§ Required task: From the line with "Rebuild this chart" to the line with "const ref = useRef<HTMLCanvasElement", both included, repeat each line exactly and leave out the pictures.

§ Records to use:

━━━━

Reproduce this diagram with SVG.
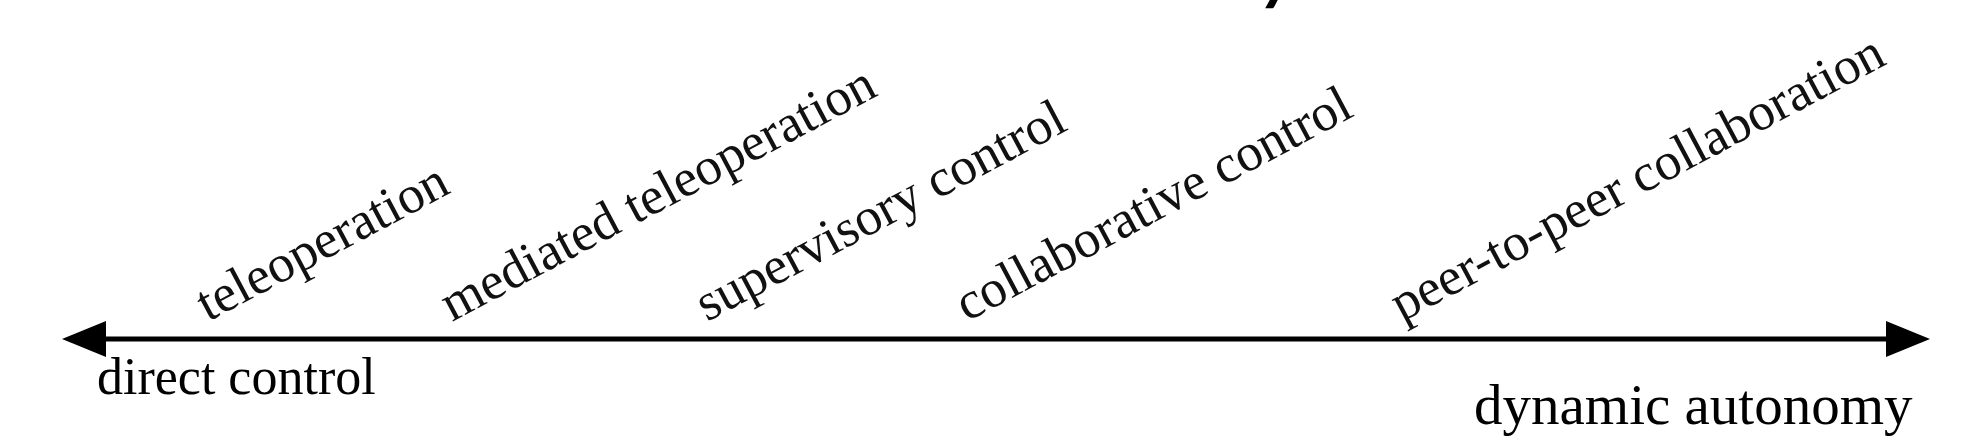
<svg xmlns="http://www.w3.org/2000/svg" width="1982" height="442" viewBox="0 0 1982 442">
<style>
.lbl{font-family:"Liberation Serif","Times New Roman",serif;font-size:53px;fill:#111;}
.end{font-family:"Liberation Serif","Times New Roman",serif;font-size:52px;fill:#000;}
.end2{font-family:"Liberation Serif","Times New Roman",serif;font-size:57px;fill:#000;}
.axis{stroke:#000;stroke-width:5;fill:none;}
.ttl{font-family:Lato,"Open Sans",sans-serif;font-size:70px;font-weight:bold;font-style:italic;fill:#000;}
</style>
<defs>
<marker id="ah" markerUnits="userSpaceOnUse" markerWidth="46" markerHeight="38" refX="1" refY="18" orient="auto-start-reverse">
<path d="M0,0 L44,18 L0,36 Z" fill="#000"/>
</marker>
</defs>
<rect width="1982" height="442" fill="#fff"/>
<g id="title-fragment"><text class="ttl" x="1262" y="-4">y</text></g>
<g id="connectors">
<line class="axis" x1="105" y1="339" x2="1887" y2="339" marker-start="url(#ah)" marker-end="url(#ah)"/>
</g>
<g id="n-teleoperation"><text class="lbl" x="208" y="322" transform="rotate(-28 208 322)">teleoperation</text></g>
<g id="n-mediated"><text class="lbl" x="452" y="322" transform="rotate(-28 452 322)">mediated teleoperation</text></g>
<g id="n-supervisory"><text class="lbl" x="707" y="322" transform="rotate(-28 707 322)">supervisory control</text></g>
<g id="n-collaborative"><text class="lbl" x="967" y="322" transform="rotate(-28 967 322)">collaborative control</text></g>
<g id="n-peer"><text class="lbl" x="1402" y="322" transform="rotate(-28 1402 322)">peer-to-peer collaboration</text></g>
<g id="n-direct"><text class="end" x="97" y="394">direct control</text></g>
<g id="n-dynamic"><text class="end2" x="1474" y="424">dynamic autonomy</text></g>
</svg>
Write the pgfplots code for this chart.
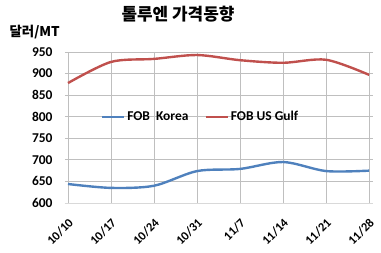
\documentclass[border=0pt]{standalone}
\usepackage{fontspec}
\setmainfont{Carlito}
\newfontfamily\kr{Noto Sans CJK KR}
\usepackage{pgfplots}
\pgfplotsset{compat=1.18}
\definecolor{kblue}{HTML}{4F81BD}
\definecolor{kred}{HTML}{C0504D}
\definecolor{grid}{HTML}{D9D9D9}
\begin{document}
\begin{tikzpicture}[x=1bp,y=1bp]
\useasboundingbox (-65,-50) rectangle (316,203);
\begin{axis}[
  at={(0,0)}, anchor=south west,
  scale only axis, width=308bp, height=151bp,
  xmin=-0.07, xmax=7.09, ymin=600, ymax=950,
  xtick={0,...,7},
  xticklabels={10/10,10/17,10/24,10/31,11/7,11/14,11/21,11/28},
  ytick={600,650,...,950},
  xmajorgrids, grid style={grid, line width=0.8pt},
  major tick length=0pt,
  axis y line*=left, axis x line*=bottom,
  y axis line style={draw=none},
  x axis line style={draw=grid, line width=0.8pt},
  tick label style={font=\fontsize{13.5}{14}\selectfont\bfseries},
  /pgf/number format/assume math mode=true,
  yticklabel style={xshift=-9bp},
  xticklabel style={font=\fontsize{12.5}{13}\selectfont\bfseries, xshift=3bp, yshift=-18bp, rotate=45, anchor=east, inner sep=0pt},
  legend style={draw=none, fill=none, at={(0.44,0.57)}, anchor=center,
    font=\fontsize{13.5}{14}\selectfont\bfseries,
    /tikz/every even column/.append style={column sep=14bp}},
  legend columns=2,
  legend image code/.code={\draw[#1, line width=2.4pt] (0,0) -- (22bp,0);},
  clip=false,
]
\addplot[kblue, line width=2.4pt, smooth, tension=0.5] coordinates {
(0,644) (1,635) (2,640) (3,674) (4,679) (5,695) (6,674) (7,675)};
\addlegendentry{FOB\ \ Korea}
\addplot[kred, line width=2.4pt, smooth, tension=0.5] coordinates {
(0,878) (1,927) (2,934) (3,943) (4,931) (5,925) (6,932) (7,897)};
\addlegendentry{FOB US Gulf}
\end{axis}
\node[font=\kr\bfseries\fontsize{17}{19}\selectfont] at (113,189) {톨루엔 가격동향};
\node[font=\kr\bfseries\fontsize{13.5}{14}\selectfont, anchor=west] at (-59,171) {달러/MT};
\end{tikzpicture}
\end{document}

━━━━

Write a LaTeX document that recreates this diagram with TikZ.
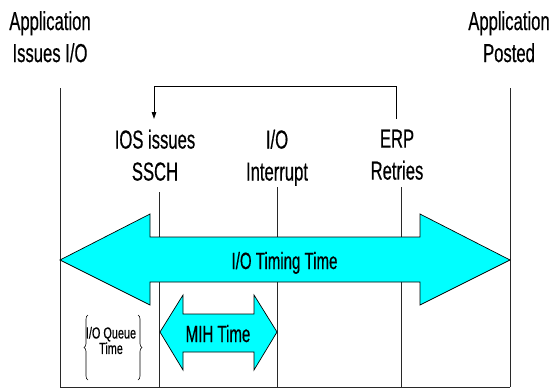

━━━━

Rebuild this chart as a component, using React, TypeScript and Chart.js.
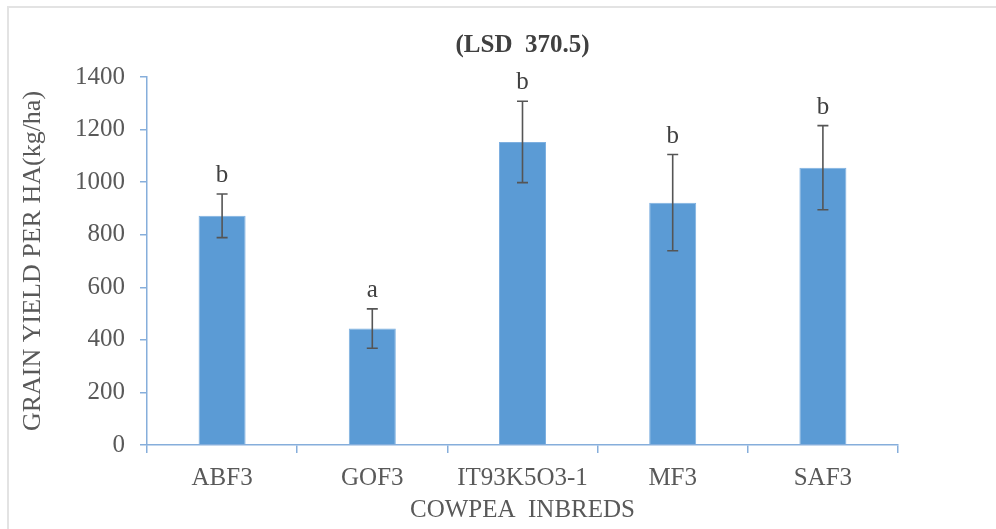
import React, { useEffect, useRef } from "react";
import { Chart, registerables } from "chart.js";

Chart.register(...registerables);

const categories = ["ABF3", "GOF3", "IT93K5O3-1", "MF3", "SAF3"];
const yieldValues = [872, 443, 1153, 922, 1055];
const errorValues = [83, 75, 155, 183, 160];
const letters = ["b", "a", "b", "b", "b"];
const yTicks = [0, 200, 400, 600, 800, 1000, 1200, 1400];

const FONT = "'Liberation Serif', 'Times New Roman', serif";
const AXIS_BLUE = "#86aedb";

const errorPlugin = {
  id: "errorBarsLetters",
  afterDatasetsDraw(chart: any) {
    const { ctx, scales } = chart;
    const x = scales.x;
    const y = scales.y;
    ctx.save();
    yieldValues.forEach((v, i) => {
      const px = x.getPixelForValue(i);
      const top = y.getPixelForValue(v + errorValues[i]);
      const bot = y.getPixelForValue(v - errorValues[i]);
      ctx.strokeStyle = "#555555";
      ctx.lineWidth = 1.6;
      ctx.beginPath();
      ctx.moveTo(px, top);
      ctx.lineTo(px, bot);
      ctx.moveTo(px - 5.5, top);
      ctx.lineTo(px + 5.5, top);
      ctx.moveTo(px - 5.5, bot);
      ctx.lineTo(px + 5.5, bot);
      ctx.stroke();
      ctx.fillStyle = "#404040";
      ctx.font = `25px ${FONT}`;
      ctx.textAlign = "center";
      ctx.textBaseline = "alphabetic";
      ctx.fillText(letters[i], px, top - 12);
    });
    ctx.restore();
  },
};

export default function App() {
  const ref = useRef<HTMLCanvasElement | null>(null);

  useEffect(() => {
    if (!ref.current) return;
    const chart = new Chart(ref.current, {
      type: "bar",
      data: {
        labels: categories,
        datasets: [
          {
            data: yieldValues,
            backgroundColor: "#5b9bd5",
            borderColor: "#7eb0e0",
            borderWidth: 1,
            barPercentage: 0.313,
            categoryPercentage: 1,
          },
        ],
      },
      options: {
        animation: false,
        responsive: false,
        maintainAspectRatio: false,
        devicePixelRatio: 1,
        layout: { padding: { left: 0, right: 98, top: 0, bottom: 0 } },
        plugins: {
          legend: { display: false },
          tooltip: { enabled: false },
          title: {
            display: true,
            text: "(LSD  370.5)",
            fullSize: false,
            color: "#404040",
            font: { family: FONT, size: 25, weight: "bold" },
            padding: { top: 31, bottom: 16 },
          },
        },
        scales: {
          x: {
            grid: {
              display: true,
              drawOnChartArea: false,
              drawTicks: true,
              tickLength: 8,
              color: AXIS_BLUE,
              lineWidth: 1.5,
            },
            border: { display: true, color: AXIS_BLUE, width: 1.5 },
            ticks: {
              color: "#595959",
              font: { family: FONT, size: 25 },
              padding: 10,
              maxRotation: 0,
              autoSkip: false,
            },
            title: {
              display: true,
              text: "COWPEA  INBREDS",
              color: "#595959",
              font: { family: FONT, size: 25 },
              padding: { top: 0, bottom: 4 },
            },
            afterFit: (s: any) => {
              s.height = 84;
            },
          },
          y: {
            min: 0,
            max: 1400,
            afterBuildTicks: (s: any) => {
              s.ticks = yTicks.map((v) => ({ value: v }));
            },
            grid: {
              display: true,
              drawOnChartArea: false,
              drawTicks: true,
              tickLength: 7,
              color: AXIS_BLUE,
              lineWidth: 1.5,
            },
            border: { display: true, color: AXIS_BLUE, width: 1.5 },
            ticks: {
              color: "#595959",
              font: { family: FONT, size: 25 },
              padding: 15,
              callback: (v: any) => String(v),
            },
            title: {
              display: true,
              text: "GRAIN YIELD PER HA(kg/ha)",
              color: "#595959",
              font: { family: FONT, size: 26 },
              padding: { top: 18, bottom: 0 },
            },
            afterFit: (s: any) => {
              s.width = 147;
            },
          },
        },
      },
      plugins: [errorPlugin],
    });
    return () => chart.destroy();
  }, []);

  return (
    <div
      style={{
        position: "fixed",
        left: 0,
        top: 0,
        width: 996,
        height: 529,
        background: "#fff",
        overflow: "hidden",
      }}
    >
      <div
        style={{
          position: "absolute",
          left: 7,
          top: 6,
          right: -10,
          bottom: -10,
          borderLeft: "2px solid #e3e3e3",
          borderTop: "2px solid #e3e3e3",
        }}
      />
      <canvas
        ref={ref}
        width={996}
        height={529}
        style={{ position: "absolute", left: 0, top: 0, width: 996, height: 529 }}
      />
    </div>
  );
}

━━━━

§ Final result:
Rebuild this chart as a component, using React, TypeScript and Chart.js.
import React, { useEffect, useRef } from "react";
import { Chart, registerables } from "chart.js";

Chart.register(...registerables);

const categories = ["ABF3", "GOF3", "IT93K5O3-1", "MF3", "SAF3"];
const yieldValues = [872, 443, 1153, 922, 1055];
const errorValues = [83, 75, 155, 183, 160];
const letters = ["b", "a", "b", "b", "b"];
const yTicks = [0, 200, 400, 600, 800, 1000, 1200, 1400];

const FONT = "'Liberation Serif', 'Times New Roman', serif";
const AXIS_BLUE = "#86aedb";

const errorPlugin = {
  id: "errorBarsLetters",
  afterDatasetsDraw(chart: any) {
    const { ctx, scales } = chart;
    const x = scales.x;
    const y = scales.y;
    ctx.save();
    yieldValues.forEach((v, i) => {
      const px = x.getPixelForValue(i);
      const top = y.getPixelForValue(v + errorValues[i]);
      const bot = y.getPixelForValue(v - errorValues[i]);
      ctx.strokeStyle = "#555555";
      ctx.lineWidth = 1.6;
      ctx.beginPath();
      ctx.moveTo(px, top);
      ctx.lineTo(px, bot);
      ctx.moveTo(px - 5.5, top);
      ctx.lineTo(px + 5.5, top);
      ctx.moveTo(px - 5.5, bot);
      ctx.lineTo(px + 5.5, bot);
      ctx.stroke();
      ctx.fillStyle = "#404040";
      ctx.font = `25px ${FONT}`;
      ctx.textAlign = "center";
      ctx.textBaseline = "alphabetic";
      ctx.fillText(letters[i], px, top - 12);
    });
    ctx.restore();
  },
};

export default function App() {
  const ref = useRef<HTMLCanvasElement | null>(null);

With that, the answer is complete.